Clathrin Triskelion:
  • Composed of six subunits (three heavy chains and three light chains) that form a three-dimensional structure.
  • Adaptin molecules link the receptors to the clathrin molecule.
Dynamin:
  • Assembles as a ring around the neck of the budding vesicle.
  • Brings other proteins (bar domain proteins) or membrane-bending proteins.
  • Under GTP hydrolysis, it stretches and pinches off the vacuole.
HSP70:
  • A heat shock protein that acts as an ATPase to activate a protein called auxilin.
  • Auxilin cleaves and releases the clathrin molecules from the vacuole, leaving a naked vesicle.
Process Summary:
  1. Receptor activated by binding to its ligand.
  2. Clathrin-coated pit starts to bend the plasma membrane.
  3. Dynamin activates membrane-bending proteins, bending the membrane further.
  4. Dynamin completely pinches off the vesicle.
  5. HSP70 and auxilin remove the clathrin molecules, which return to the plasma membrane.
  6. The receptor and ligand remain within the vesicle.
  7. The vacuole fuses with the endosome.
  8. The lower pH induces dissociation of the ligand and receptor.
  9. The receptor is recycled back to the plasma membrane.

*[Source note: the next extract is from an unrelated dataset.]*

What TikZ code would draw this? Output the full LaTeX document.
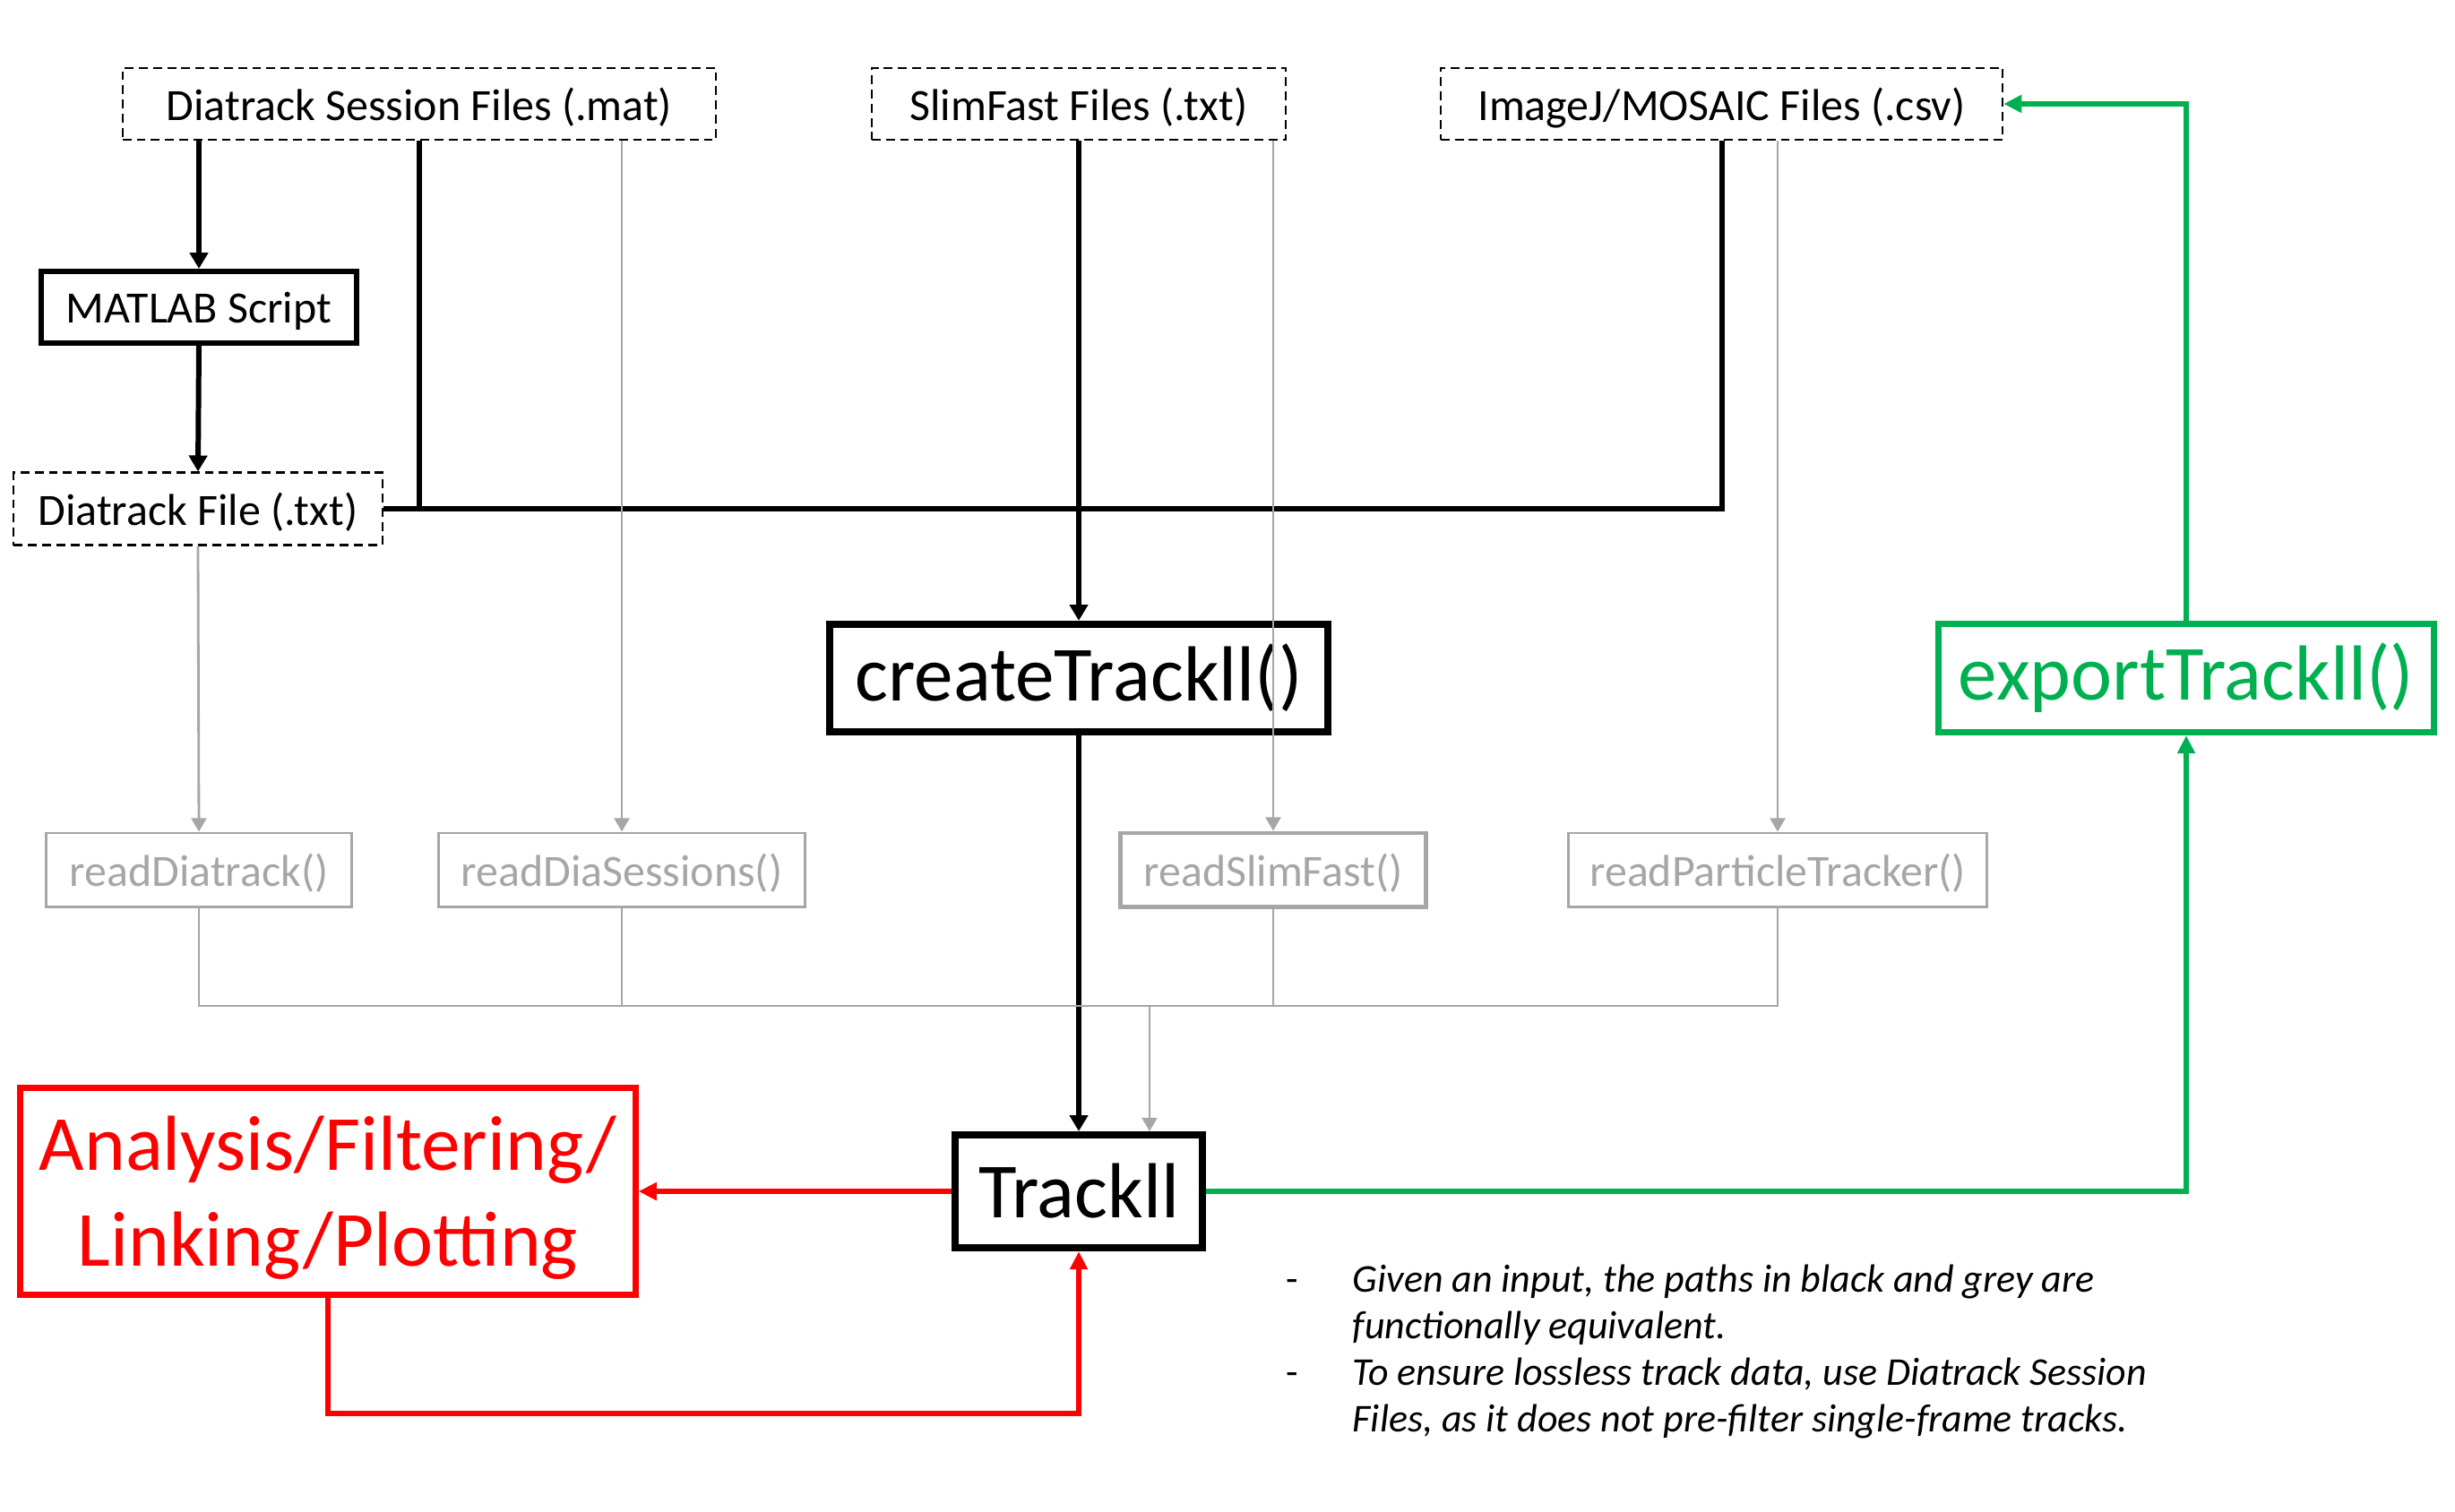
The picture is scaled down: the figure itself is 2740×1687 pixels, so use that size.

  10. The ligand stays within the endosome and fuses with the lysosome for processing.
Endosomes:
  • Membrane-bound compartments that process molecules coming in or going out of the cell.
  • Early endosomes have a pH of about six.
  • Later endosomes are more acidic.
  • Recycling endosomes process proteins back to the plasma membrane.
  • Fusion with the lysosome leads to digestion of contents.
  • Multivesicular bodies are where multiple vesicles are processed at once within large bodies.
Cholesterol Example:
  • Cholesterol is transported through the body in the form of low-density lipoprotein (LDL).
  • LDL particles bind to LDL receptors on target cells.
  • The cell uptakes the LDL via clathrin-mediated endocytosis.
Process:
  1. LDL receptor binds its ligand.
  2. Clathrin accumulates, bending the membrane.
  3. Dynamin pinches off the vesicle.
  4. Clathrin is removed.
  5. The vesicle fuses with the endosome.
  6. In the early endosome, the lower pH causes LDL to dissociate from the receptor.
  7. Receptor is recycled back to the plasma membrane.
  8. The endosome fuses with the lysosome.
  9. Lysosomal enzymes digest the LDL particles into individual components.
  10. Free cholesterol is released into the cell.